SUPPLIED DATA:
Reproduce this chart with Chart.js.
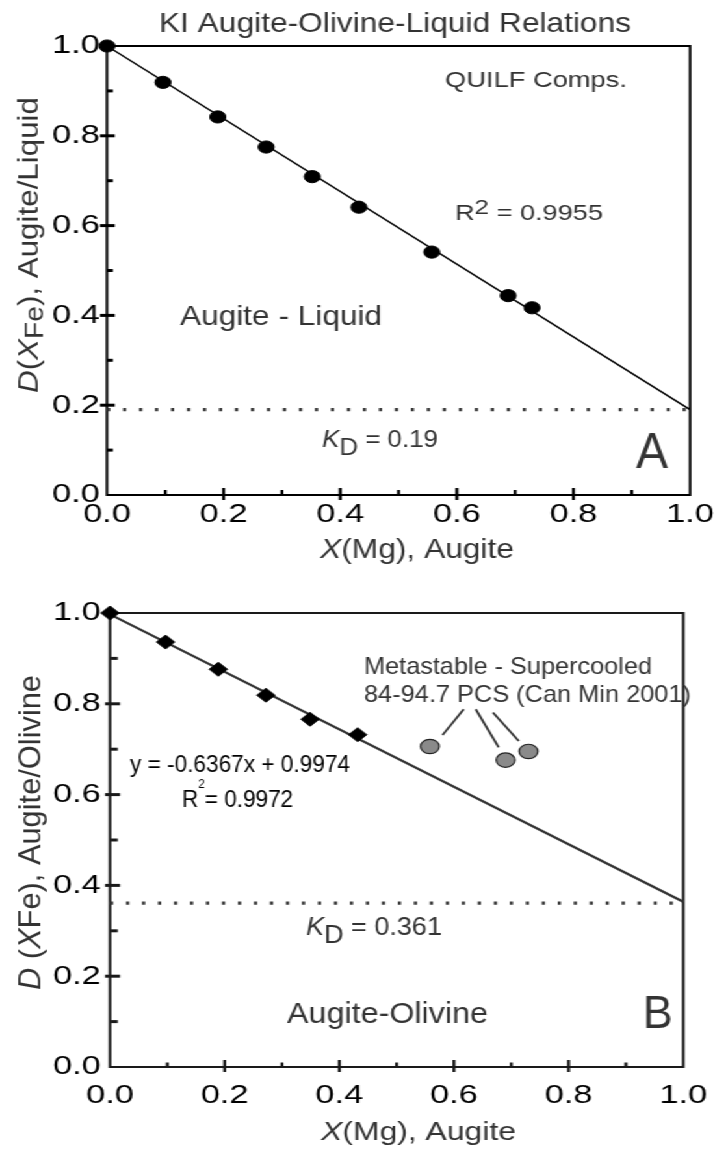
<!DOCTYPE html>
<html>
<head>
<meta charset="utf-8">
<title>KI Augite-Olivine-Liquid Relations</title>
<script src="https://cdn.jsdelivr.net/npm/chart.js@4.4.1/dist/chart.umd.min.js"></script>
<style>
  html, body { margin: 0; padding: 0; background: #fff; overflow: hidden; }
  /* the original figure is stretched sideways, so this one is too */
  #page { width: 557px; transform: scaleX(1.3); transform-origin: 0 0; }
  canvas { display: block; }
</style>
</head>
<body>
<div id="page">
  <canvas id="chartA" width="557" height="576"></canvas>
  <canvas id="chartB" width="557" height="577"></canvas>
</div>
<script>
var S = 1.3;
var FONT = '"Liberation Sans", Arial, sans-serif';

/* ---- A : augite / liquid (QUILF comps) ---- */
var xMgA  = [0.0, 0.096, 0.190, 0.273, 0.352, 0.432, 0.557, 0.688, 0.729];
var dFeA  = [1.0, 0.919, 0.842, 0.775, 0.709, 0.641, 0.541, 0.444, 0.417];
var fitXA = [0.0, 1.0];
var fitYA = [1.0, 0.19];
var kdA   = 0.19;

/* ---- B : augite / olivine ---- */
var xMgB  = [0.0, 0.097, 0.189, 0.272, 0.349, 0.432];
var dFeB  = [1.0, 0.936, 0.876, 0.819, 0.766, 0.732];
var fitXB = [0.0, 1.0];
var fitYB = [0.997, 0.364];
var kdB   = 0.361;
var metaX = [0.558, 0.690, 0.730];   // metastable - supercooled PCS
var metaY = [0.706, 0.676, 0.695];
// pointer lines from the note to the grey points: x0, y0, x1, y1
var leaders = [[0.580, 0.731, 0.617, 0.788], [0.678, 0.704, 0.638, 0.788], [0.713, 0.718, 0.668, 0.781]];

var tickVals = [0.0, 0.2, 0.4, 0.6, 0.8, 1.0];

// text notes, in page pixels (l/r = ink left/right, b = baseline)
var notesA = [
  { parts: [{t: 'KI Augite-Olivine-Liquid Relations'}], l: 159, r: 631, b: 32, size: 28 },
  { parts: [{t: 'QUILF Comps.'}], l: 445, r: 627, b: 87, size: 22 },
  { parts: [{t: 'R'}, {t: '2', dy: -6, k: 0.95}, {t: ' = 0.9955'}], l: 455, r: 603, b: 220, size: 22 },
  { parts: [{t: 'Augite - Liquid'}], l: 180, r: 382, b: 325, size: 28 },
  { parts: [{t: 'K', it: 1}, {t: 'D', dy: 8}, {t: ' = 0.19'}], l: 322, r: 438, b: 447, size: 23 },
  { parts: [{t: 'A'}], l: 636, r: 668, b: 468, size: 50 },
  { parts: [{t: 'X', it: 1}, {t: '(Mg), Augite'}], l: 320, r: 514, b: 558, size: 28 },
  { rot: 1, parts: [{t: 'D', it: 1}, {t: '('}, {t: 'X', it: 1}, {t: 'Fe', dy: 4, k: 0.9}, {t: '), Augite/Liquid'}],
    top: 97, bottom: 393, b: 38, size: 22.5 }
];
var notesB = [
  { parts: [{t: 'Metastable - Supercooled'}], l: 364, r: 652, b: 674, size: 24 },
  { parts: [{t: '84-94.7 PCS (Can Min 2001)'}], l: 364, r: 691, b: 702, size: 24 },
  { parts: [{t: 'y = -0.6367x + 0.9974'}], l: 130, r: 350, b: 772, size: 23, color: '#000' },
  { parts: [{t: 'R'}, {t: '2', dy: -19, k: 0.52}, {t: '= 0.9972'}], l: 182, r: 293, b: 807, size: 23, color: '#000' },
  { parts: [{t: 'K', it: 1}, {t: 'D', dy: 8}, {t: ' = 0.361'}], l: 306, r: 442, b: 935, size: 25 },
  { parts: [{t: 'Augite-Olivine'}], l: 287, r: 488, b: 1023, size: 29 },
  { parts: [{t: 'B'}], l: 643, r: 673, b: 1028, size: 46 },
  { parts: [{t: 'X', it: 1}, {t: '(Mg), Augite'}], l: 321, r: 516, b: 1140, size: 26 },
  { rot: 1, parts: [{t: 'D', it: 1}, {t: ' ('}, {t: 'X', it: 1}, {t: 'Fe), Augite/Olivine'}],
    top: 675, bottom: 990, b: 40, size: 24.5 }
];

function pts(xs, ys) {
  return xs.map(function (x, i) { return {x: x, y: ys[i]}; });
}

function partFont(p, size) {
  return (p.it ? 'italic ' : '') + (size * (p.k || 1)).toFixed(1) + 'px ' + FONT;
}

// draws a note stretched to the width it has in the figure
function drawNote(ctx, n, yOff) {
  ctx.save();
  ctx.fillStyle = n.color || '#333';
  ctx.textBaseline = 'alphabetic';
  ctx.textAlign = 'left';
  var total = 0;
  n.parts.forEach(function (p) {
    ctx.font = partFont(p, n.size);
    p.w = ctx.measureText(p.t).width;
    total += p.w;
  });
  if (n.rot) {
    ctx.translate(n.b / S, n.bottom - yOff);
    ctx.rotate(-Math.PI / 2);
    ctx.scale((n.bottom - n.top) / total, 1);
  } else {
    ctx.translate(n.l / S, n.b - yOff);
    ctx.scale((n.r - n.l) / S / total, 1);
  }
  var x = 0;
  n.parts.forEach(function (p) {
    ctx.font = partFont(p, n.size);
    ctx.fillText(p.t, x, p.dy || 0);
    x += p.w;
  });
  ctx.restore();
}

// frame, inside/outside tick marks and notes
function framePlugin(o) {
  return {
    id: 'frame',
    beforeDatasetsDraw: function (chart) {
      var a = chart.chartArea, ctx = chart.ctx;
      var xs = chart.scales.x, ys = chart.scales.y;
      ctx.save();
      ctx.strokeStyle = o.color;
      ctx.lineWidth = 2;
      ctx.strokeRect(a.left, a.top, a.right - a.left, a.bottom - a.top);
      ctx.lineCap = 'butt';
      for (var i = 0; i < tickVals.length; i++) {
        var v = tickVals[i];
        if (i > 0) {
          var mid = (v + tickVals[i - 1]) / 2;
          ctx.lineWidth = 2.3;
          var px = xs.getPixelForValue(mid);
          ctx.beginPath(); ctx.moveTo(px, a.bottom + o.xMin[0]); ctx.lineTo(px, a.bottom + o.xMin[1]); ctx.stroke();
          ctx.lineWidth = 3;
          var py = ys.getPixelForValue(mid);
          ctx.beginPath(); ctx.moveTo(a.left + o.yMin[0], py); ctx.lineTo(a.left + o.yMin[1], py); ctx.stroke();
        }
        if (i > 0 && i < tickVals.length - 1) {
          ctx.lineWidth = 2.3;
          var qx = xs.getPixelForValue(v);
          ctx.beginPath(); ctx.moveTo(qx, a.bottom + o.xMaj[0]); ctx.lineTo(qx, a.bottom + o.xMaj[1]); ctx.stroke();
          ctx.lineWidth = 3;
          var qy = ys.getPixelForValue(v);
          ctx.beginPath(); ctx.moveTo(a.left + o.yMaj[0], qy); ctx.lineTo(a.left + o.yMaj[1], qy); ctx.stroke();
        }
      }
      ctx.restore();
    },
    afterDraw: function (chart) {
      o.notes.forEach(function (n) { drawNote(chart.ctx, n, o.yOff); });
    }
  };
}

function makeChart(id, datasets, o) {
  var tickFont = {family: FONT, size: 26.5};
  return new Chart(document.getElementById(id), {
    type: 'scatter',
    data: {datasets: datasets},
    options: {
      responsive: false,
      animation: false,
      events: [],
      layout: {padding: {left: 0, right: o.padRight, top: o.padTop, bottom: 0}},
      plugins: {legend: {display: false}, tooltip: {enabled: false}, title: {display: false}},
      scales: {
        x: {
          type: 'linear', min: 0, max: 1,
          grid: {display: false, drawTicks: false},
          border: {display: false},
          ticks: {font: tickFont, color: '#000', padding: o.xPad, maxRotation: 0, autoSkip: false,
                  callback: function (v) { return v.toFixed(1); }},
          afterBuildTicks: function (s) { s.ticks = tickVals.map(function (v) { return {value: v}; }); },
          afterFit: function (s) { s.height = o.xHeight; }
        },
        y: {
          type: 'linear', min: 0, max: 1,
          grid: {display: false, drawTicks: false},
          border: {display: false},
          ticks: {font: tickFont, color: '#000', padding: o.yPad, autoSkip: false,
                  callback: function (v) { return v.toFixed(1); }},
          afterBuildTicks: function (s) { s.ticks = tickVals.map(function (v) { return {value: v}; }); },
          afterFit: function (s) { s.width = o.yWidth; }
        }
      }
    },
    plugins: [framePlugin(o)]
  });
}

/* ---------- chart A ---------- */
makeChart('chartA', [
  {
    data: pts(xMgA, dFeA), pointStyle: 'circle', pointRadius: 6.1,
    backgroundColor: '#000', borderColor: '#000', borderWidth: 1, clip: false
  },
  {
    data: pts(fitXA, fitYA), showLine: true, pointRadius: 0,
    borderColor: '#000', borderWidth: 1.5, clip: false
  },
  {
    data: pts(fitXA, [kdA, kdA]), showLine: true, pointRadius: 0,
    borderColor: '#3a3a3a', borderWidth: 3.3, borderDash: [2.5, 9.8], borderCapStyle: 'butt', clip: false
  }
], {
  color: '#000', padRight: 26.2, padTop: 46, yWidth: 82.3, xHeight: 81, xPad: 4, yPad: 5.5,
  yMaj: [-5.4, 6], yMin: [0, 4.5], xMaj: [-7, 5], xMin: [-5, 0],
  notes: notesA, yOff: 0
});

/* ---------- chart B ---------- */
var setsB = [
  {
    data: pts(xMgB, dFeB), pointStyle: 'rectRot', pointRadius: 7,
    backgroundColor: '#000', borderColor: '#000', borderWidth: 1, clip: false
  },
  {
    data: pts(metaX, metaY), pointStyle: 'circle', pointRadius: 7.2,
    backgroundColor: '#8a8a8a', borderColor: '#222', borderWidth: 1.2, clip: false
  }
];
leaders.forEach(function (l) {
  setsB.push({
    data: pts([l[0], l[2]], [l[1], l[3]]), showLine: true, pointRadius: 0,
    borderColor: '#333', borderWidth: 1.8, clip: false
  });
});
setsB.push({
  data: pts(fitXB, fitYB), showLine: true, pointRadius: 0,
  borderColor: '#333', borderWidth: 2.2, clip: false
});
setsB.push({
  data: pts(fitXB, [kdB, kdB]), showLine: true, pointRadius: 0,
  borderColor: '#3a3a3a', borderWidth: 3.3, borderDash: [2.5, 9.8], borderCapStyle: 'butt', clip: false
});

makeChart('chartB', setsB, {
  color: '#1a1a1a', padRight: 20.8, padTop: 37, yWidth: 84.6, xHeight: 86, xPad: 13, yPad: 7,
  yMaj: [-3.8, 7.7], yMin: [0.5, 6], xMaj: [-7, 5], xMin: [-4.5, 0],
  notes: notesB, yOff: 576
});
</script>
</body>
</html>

TASK DESCRIPTION: Up to and including the line with "var tickVals = [0.0, 0.2, 0.4, 0.6, 0.8, 1.0];", copy the data above from its first line. Skip pictures.

ANSWER BELOW:
Reproduce this chart with Chart.js.
<!DOCTYPE html>
<html>
<head>
<meta charset="utf-8">
<title>KI Augite-Olivine-Liquid Relations</title>
<script src="https://cdn.jsdelivr.net/npm/chart.js@4.4.1/dist/chart.umd.min.js"></script>
<style>
  html, body { margin: 0; padding: 0; background: #fff; overflow: hidden; }
  /* the original figure is stretched sideways, so this one is too */
  #page { width: 557px; transform: scaleX(1.3); transform-origin: 0 0; }
  canvas { display: block; }
</style>
</head>
<body>
<div id="page">
  <canvas id="chartA" width="557" height="576"></canvas>
  <canvas id="chartB" width="557" height="577"></canvas>
</div>
<script>
var S = 1.3;
var FONT = '"Liberation Sans", Arial, sans-serif';

/* ---- A : augite / liquid (QUILF comps) ---- */
var xMgA  = [0.0, 0.096, 0.190, 0.273, 0.352, 0.432, 0.557, 0.688, 0.729];
var dFeA  = [1.0, 0.919, 0.842, 0.775, 0.709, 0.641, 0.541, 0.444, 0.417];
var fitXA = [0.0, 1.0];
var fitYA = [1.0, 0.19];
var kdA   = 0.19;

/* ---- B : augite / olivine ---- */
var xMgB  = [0.0, 0.097, 0.189, 0.272, 0.349, 0.432];
var dFeB  = [1.0, 0.936, 0.876, 0.819, 0.766, 0.732];
var fitXB = [0.0, 1.0];
var fitYB = [0.997, 0.364];
var kdB   = 0.361;
var metaX = [0.558, 0.690, 0.730];   // metastable - supercooled PCS
var metaY = [0.706, 0.676, 0.695];
// pointer lines from the note to the grey points: x0, y0, x1, y1
var leaders = [[0.580, 0.731, 0.617, 0.788], [0.678, 0.704, 0.638, 0.788], [0.713, 0.718, 0.668, 0.781]];

var tickVals = [0.0, 0.2, 0.4, 0.6, 0.8, 1.0];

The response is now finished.